|The Future of America, ya'll!|
Since we tested last week, the state required us to have four days of school this week for any students who needed to make up their tests. Four days between state testing and spring break = a recipe for disaster. Thankfully, though, the brave duo who led Career Week did an amazing job coming up with meaningful lessons for students in all subjects for the week.
One of the things I really like about my school is how much we stress long-term goals of college and career readiness. So many of our students come from families that didn't even finish high school and the vast majority of them (especially the 6th and 7th graders) have no career plans aside from being professional rappers or athletes. This year, though, we've worked really hard to increase their exposure to different career options with mini-lessons in all subject areas and by consistently encouraging them to make "college choices" each day.
My eighth graders had a special project for this week, which was to host and present their research with poster presentations at the Career Fair yesterday. It was the culminating event for the week, with the potential for being a complete disaster in the final hours before spring break if not carefully planned. I volunteered to take the lead on logistics, including how to keep our 6th and 7th grade visitors engaged during these last two ours before freedom.
I decided to create a Career Passport for each student (I would attach it here, but I have no idea how to do that. Check my TPT store. I promise it will be free!)
The passports passed out by classroom teachers who first went over expectations before bringing each section into the gym. Students were instructed to visit at least 10 posters, listen to the career speeches by the 8th graders, and then to ask questions to help determine if the careers would be good fits for them. After at least three questions, my eighth graders would give each visitor a sticker to place on the passport, as evidence that they had fulfilled the requirement. To take it a step further, the placement of the sticker indicated whether the career is one that the visitor would love, like, or hate. After 10 stickers, our visitors received blow pops (which is a huge deal because we don't usually allow gum in our school) for completing their assignment.

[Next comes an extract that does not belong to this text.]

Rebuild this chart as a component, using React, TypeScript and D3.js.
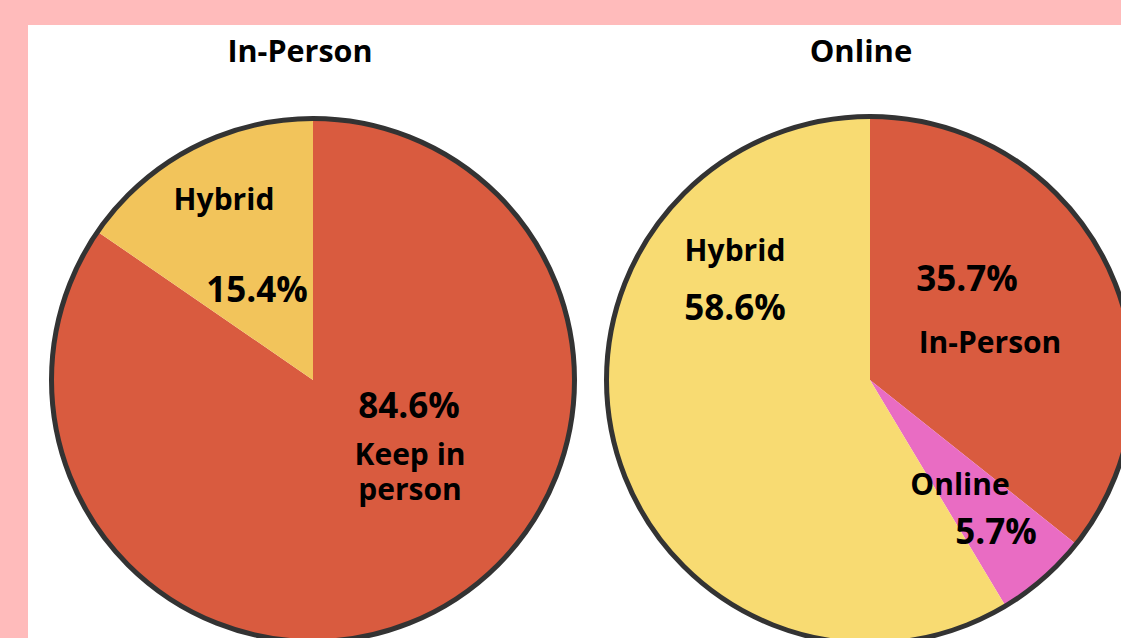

My 8th graders loved presenting at the fair. Most of my students worked in partners for this assignment, which allowed them to take turns recruiting visitors to their boards. I made the assignment a bit of a competition for them, in addition to a grade, because one of the reflection questions asked them to identify a favorite presentation. I promised Cane's lunch for the top choice, so my kiddos were very invested in bringing traffic to their posters.

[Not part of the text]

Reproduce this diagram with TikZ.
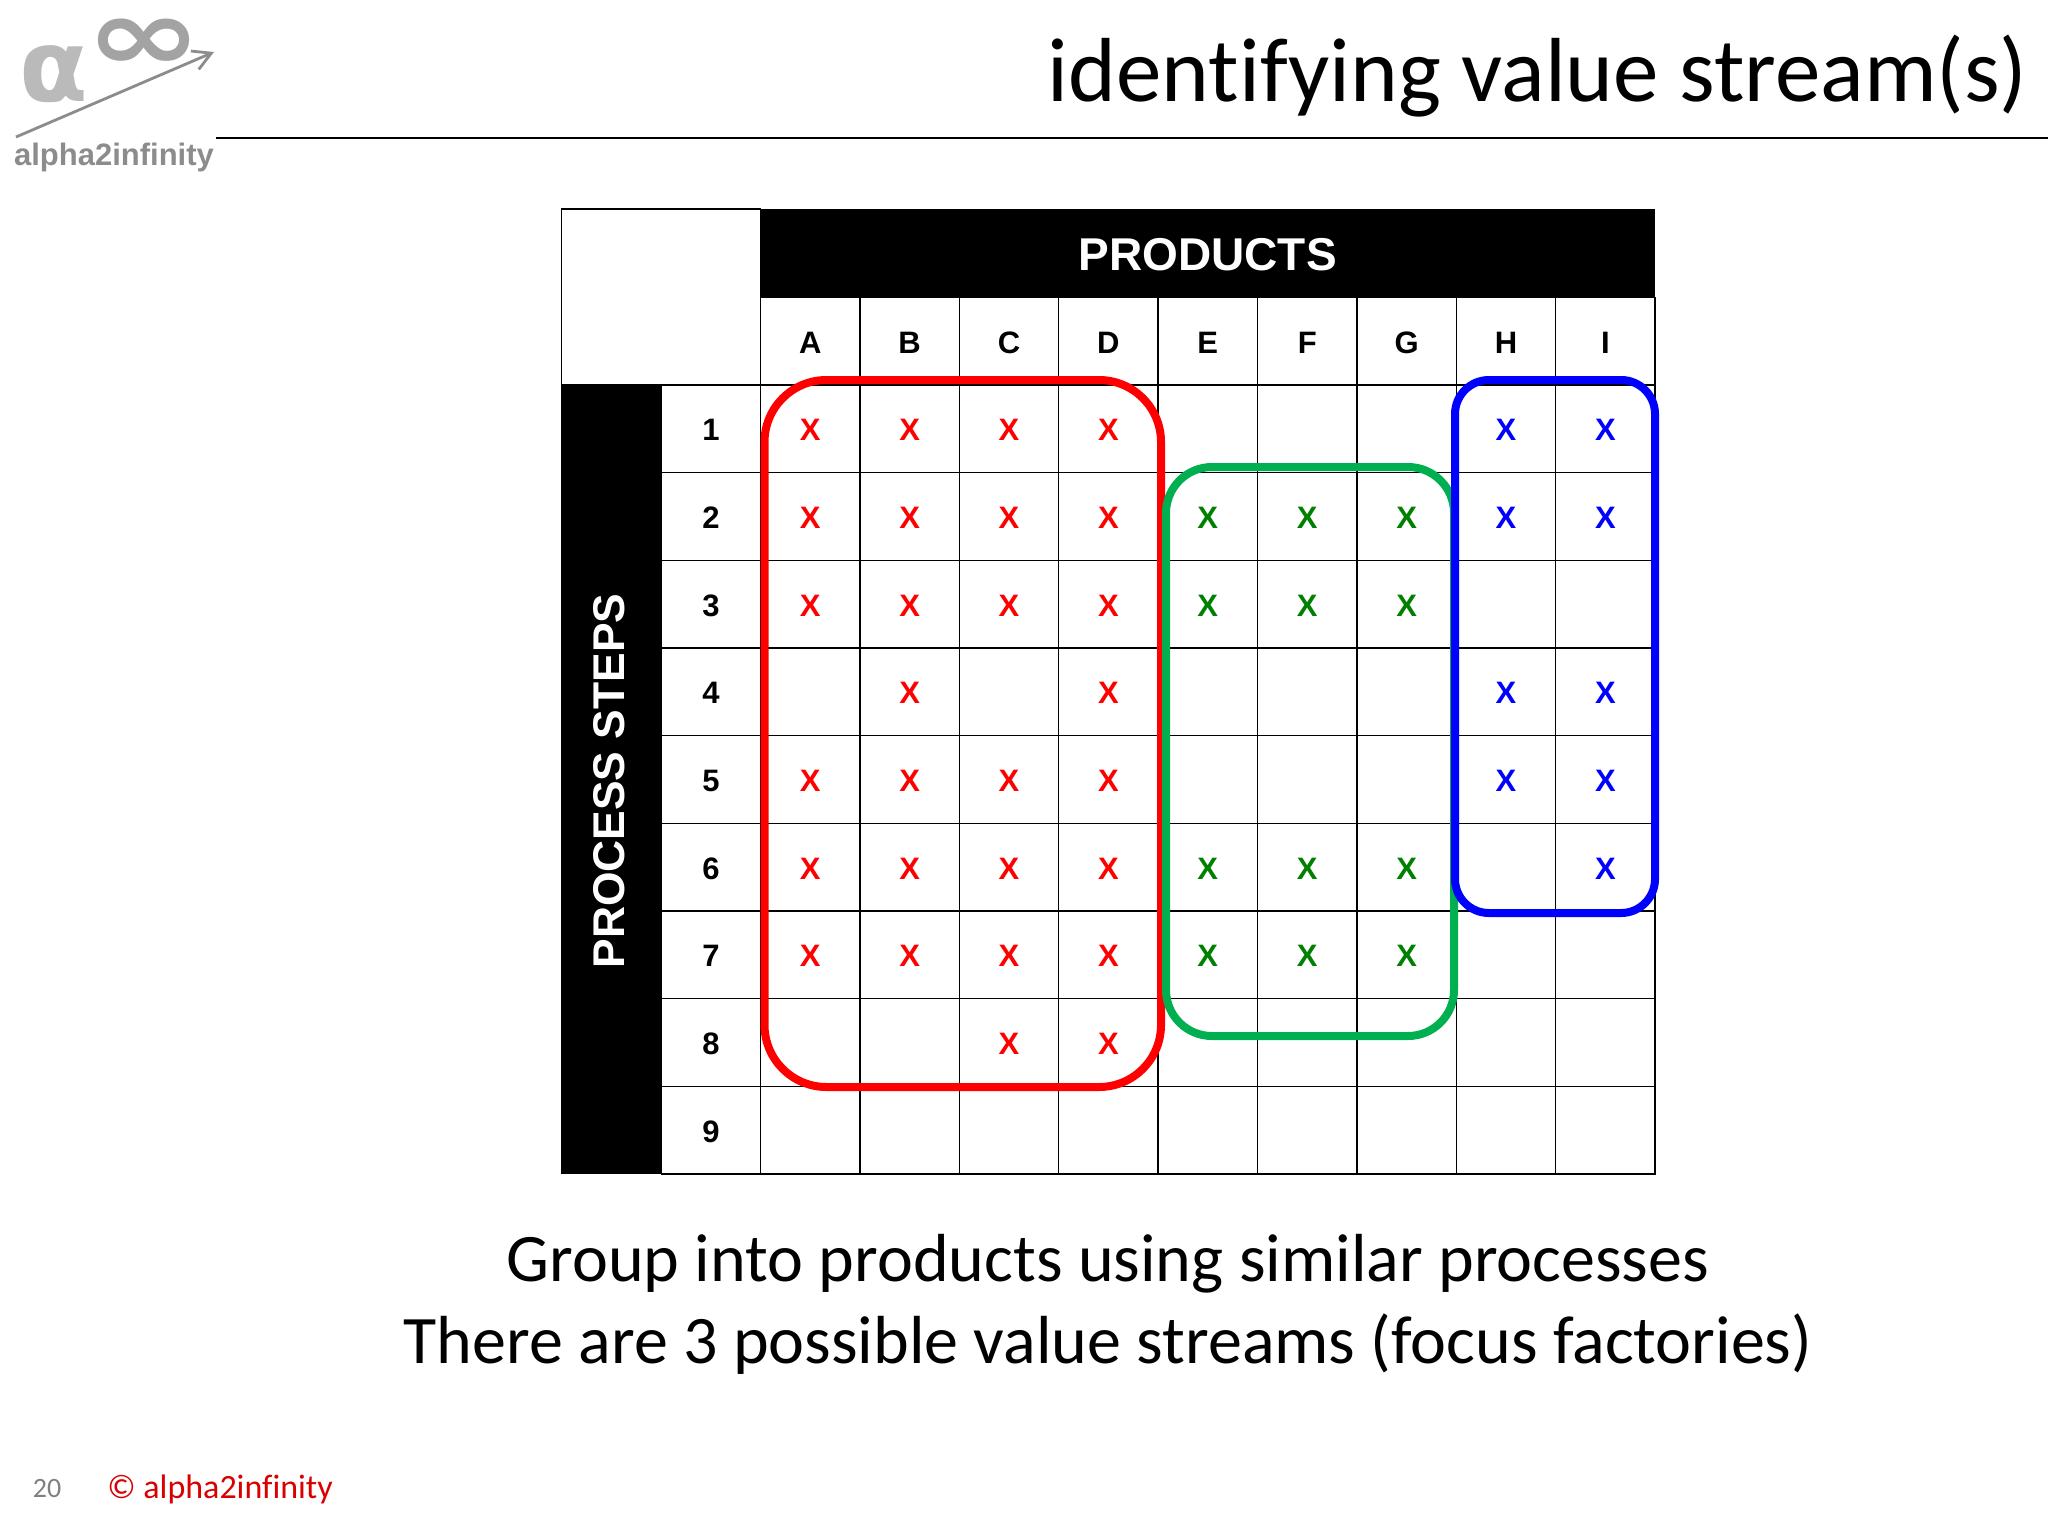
\documentclass[tikz,border=0pt]{standalone}
\usepackage{fontspec}
\setmainfont[Ligatures=NoCommon]{Carlito}
\newfontfamily\arialfont{Liberation Sans}
\newfontfamily\dejafont{DejaVu Sans}
\usetikzlibrary{arrows.meta,positioning,calc}
\definecolor{streamgreen}{HTML}{00B050}
\definecolor{markgreen}{HTML}{008000}
\definecolor{logogray}{HTML}{8C8C8C}
\newcommand{\cw}{99.4}
\newcommand{\rh}{87.67}
\newcommand{\low}[1]{\raisebox{-0.6pt}[\height][0pt]{#1}}
\begin{document}
\begin{tikzpicture}[x=0.5pt,y=-0.5pt,
    cell/.style={rectangle, draw=black, line width=0.7pt, minimum width=49.7pt, minimum height=43.83pt, inner sep=0pt, font=\arialfont\bfseries\fontsize{15.5}{18}\selectfont},
    band/.style={rectangle, fill=black, text=white, inner sep=0pt, font=\arialfont\bfseries\fontsize{23}{26}\selectfont},
    stream/.style={line width=4pt, rounded corners=#1},
    xmark/.style={inner sep=0pt, yshift=-0.6pt, font=\arialfont\bfseries\fontsize{15.5}{18}\selectfont}]
    \useasboundingbox (0,0) rectangle (2048,1536);
    % logo
    \node [inner sep=0pt, xscale=1.17, yscale=0.85, text=logogray!80, font=\dejafont\bfseries\fontsize{60}{60}\selectfont] (logoinf) at (144,45) {∞};
    \node [inner sep=0pt, text=logogray!60, font=\dejafont\bfseries\fontsize{50}{50}\selectfont] (logoalpha) at (54,74) {α};
    \coordinate (logostart) at (16,137);
    \coordinate (logoend) at (214,52);
    \draw [-{Straight Barb[length=9pt,width=10pt]}, logogray, line width=1.4pt] (logostart) -- (logoend);
    \node [inner sep=0pt, text=logogray, font=\arialfont\bfseries\fontsize{15.5}{18}\selectfont] (logotext) at (114,157) {alpha2infinity};
    % title
    \coordinate (rulestart) at (216,138);
    \coordinate (ruleend) at (2048,138);
    \draw [black, line width=1.1pt] (rulestart) -- (ruleend);
    \node [anchor=base east, inner sep=0pt, font=\fontsize{45.5}{50}\selectfont] (title) at (2028,102) {identifying value stream(s)};
    % table
    \node [cell, minimum width=99.4pt, minimum height=88pt] (corner) at (661,297) {};
    \node [band, minimum width=447.3pt, minimum height=44.3pt] (products) at (1207.7,253.5) {\low{PRODUCTS}};
    \node [band, minimum width=49.7pt, minimum height=394.5pt] (steps) at (611,779.5) {};
    \node [band, rotate=90, inner sep=0pt, font=\arialfont\bfseries\fontsize{22.2}{26}\selectfont] (stepstext) at (609,781) {PROCESS STEPS};
    \foreach \lbl [count=\c] in {A,B,C,D,E,F,G,H,I}
        \node [cell] (col\c) at ({760.5+(\c-0.5)*\cw},341.2) {\low{\lbl}};
    \foreach \r in {1,...,9} {
        \node [cell] (row\r) at (711,{385+(\r-0.5)*\rh}) {\low{\r}};
        \foreach \c in {1,...,9}
            \node [cell] (c\c-\r) at ({760.5+(\c-0.5)*\cw},{385+(\r-0.5)*\rh}) {};
    }
    % marks
    \foreach \r/\cols in {1/{1,2,3,4},2/{1,2,3,4},3/{1,2,3,4},4/{2,4},5/{1,2,3,4},6/{1,2,3,4},7/{1,2,3,4},8/{3,4}}
        \foreach \c in \cols
            \node [xmark, text=red] at (c\c-\r) {X};
    \foreach \r in {2,3,6,7}
        \foreach \c in {5,6,7}
            \node [xmark, text=markgreen] at (c\c-\r) {X};
    \foreach \r/\cols in {1/{8,9},2/{8,9},4/{8,9},5/{8,9},6/{9}}
        \foreach \c in \cols
            \node [xmark, text=blue] at (c\c-\r) {X};
    % value streams
    \draw [stream=31pt, red] (764.5,380) rectangle (1161,1087);
    \draw [stream=23pt, streamgreen] (1166,467) rectangle (1454,1036);
    \draw [stream=17pt, blue] (1455,380) rectangle (1655,913);
    % caption
    \node [inner sep=0pt, font=\fontsize{34}{38}\selectfont] (line1) at (1108,1264) {Group into products using similar processes};
    \node [inner sep=0pt, font=\fontsize{34}{38}\selectfont] (line2) at (1108,1344) {There are 3 possible value streams (focus factories)};
    % footer
    \node [inner sep=0pt, text=gray, font=\fontsize{14}{16}\selectfont] (pagenum) at (47,1488) {20};
    \node [anchor=west, inner sep=0pt, text=red!85!black, font=\fontsize{17}{20}\selectfont] (copyright) at (107,1489) {© alpha2infinity};
\end{tikzpicture}
\end{document}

My last little trick was to ask visiting students to be "spies" for me. I assigned them specific posters and asked them to report back to me on how well they did on their presentation. It kept my 8th graders on their toes, and the 6th and 7th graders loved thinking they had that power!

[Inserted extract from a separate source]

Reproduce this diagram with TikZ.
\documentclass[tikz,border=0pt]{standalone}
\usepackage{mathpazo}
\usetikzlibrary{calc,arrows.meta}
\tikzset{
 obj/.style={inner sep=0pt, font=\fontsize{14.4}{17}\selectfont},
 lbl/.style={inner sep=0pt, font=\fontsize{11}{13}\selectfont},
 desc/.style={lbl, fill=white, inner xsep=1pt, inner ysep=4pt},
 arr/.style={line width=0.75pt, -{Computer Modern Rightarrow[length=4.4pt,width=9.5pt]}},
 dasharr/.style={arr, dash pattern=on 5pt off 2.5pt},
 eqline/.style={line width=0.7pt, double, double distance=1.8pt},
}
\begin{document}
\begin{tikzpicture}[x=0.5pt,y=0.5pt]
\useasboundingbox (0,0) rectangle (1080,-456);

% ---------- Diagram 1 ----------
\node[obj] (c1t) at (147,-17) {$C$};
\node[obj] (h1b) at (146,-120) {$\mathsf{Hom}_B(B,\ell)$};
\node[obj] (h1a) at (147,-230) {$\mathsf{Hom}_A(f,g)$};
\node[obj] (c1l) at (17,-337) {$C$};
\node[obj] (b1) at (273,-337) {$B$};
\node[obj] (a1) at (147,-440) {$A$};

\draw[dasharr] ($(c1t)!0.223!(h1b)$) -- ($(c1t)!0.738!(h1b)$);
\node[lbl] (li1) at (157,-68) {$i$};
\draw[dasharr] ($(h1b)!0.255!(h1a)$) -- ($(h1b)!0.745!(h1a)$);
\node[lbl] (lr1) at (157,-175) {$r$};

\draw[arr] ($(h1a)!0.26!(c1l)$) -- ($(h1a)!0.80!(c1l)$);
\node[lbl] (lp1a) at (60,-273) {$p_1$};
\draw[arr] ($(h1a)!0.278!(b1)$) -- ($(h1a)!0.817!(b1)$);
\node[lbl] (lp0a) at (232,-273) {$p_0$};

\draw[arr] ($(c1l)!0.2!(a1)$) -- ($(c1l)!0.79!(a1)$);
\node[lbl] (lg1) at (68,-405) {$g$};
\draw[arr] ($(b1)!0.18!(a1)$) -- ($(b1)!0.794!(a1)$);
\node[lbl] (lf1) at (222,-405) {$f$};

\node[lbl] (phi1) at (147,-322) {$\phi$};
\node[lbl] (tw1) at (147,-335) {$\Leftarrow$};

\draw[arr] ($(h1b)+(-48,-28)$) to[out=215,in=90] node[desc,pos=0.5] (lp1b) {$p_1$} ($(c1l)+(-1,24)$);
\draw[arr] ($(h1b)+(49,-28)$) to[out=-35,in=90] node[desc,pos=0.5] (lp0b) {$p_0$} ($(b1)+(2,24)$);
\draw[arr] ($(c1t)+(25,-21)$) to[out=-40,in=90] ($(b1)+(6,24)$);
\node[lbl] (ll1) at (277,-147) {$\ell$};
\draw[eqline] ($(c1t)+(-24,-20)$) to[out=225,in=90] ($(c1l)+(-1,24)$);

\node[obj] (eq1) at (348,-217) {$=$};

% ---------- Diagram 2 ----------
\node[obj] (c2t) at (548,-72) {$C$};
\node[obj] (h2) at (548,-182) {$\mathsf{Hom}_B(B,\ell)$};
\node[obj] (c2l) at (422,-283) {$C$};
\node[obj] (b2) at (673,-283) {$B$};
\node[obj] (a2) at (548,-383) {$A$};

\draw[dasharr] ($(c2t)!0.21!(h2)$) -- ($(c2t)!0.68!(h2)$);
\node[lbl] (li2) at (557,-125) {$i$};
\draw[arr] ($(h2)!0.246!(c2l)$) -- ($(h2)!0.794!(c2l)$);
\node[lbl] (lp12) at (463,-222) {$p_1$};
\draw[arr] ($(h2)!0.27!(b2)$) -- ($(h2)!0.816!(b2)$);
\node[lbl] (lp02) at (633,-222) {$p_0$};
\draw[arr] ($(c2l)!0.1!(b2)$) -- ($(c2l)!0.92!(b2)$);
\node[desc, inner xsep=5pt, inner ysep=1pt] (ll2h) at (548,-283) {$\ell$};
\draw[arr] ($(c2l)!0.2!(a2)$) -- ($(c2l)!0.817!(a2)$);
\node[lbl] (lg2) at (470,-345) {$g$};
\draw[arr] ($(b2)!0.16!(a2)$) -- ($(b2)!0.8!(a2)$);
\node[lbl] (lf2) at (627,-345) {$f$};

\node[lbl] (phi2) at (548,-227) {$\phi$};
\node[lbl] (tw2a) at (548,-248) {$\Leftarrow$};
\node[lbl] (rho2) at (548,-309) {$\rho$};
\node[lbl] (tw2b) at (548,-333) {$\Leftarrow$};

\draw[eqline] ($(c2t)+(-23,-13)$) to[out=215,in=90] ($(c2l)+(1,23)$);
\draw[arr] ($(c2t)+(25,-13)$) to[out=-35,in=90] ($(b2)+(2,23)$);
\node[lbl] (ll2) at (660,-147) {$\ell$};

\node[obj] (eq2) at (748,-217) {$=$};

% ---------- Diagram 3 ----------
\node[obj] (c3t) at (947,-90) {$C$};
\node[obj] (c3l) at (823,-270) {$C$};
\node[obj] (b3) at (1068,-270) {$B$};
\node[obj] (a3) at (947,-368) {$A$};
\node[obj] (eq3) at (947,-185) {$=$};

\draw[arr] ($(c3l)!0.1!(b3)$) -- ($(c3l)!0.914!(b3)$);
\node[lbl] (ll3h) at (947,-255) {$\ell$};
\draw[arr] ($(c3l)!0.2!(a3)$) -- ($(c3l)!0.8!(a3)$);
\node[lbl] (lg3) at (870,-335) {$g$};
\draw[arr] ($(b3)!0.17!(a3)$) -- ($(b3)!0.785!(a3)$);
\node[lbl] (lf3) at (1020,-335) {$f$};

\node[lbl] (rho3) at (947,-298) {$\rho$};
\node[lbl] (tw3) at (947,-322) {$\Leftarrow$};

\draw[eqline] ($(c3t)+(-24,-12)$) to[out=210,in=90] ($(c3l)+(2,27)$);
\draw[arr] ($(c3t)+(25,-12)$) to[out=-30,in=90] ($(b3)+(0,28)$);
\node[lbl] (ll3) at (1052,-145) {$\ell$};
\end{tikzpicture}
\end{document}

After they left the gym, the visiting students completed a reflection on the back page of their passports, which were submitted as exit tickets. The overwhelming response was that the career fair was extremely helpful for our students, and I'm happy to report that we didn't have any behavior incidents! I was definitely exhausted after school yesterday (the fair took place during my planning periods, so I didn't have any time off yesterday), but it was worth it to keep the kids invested.
And now I get 9 days to relax! Yippee!!!